Thiiiis one is kind of like a spell checker; it checks words against dictionary words, finds the point where there are no more matches (where the typo was made) and prints it out with a ‘~’ before the first incorrect character. Then it prints all the words that start with the correct part of the word. Maybe a smarter solution would have been to print anagrams or suggestions only using the inputted letters, but I didn’t feel like digit matching today =B
This one is kind of a little ‘day planner’ thing? It’s not the fullest implementation because I really need to be doing other things, but it can add and delete events, and it does sort them by time, so it achieves the most basic features. You’ve probably seen this kind of code from me before though, pretty simple user input parsing with a scanner.
This one is a unit calculator - it can convert between a handful of predefined units, by looking at the relative ratios. It’s extensible, so long as you get the proper ratio between the new unit and meters/hogsheads for length or mass. I did pinch the ratios from someone else’s answer on the challenge page to save me the work hehehe
I really don’t understand why this challenge is called ‘vampire numbers’ but I guess I would have just called it ‘numbers that multiply into numbers with the same digits’ so maybe I’m boring. So! It’s numbers that multiply into numbers with the same digits! And it’s not quite an implementation of what the challenge wanted, since it’s strictly two two-digit numbers making a four-digit number, and not flexible lengths, but I am very tired today so this is the best I’m doing =B
This one is probably a pretty lazy implementation by me :V The thing is to take in header text and body text, and use those plus a really basic html format to generate an HTML file. So I did ask-user-with-scanner and wrote out with print writer, and I compressed the HTML template in a really ugly way, and it generates an incredibly plain little page. If you wanted to skip the outputting, a lot of Swing elements can display HTML-encoded text.

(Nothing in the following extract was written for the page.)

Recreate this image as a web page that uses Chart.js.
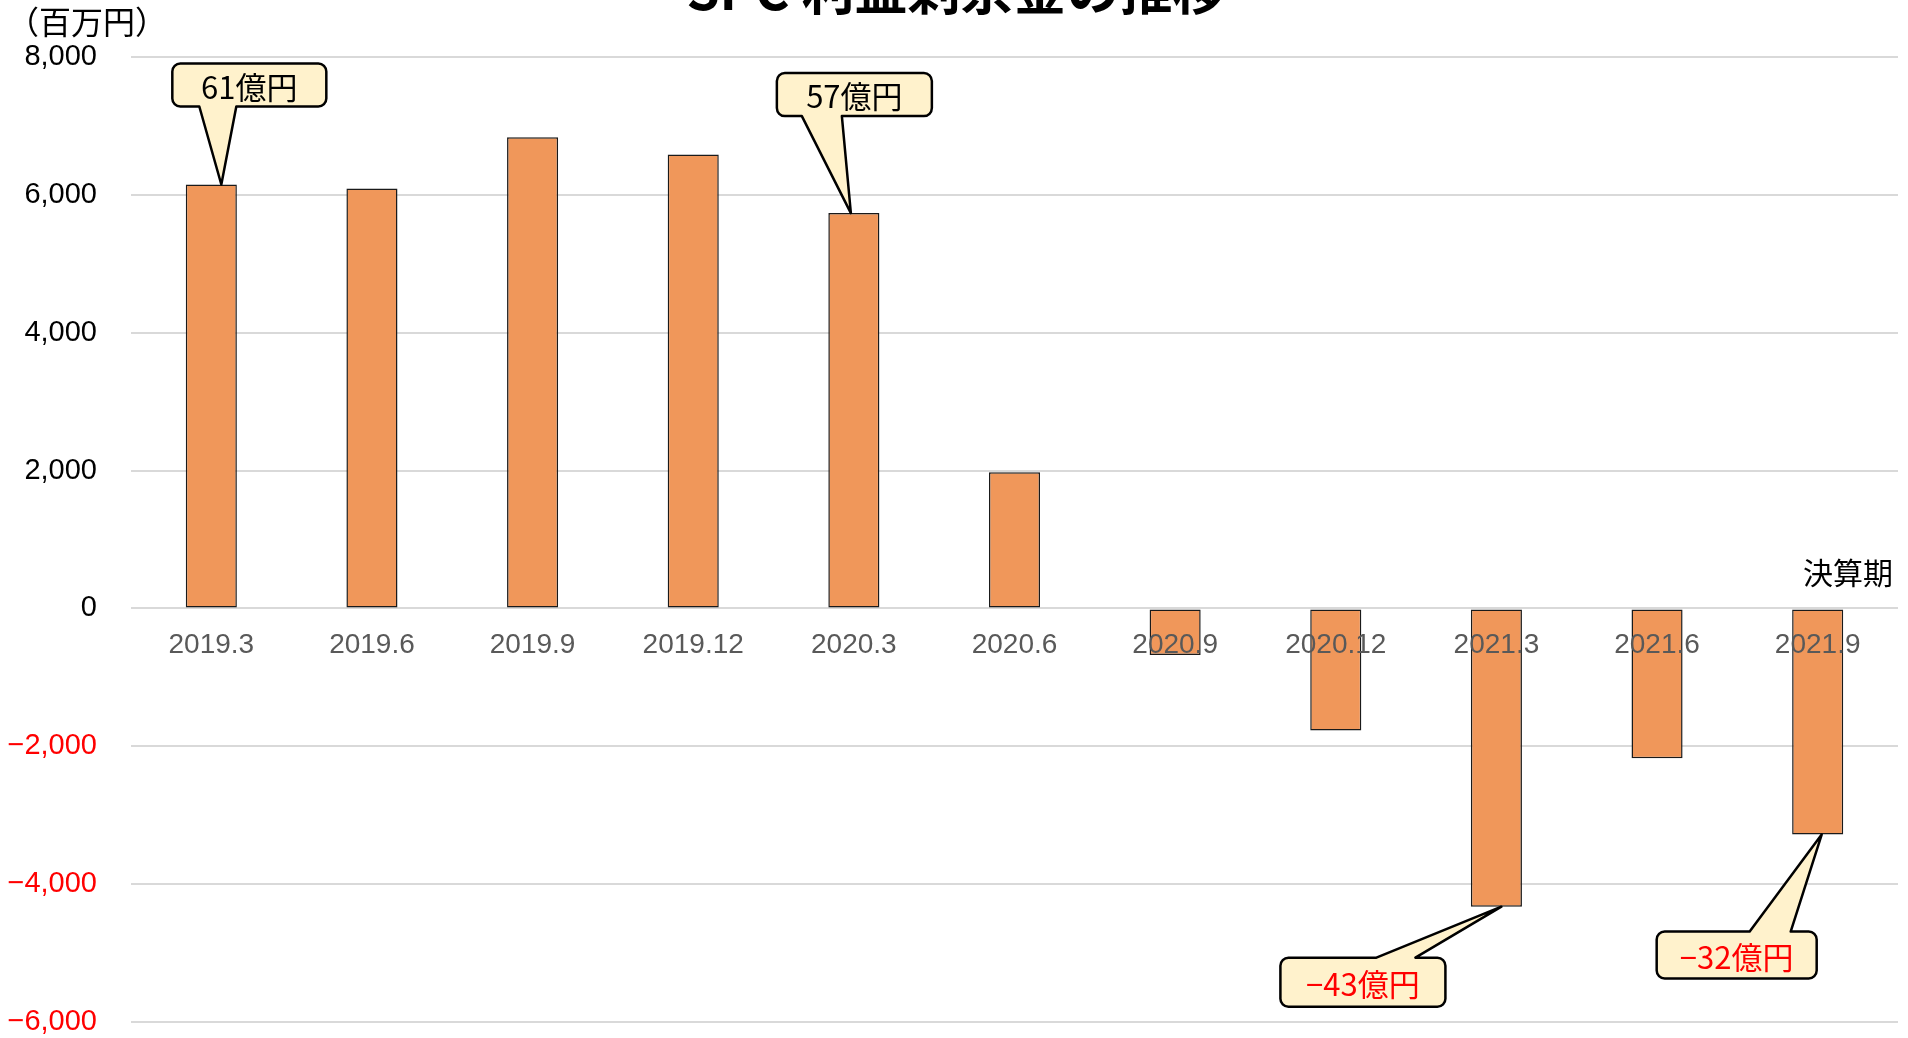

A verrrry long time ago I did part one; today I finally got around to part two of Rock Paper Scissors Lizard Spock! It uses the same base game code (cleaned up) except this time the computer’s choice isn’t random; instead it looks at all the player’s past inputs and picks one of the weaknesses to the one-or-two most common ones. I realised the printed output is a little out of order since the choice the user has just made isn’t included in the calculations, but hopefully all the extra print stuff makes that clear. The program will look for a common weakness between two inputs tied for most common, but if there’s three or more most common it just picks randomly.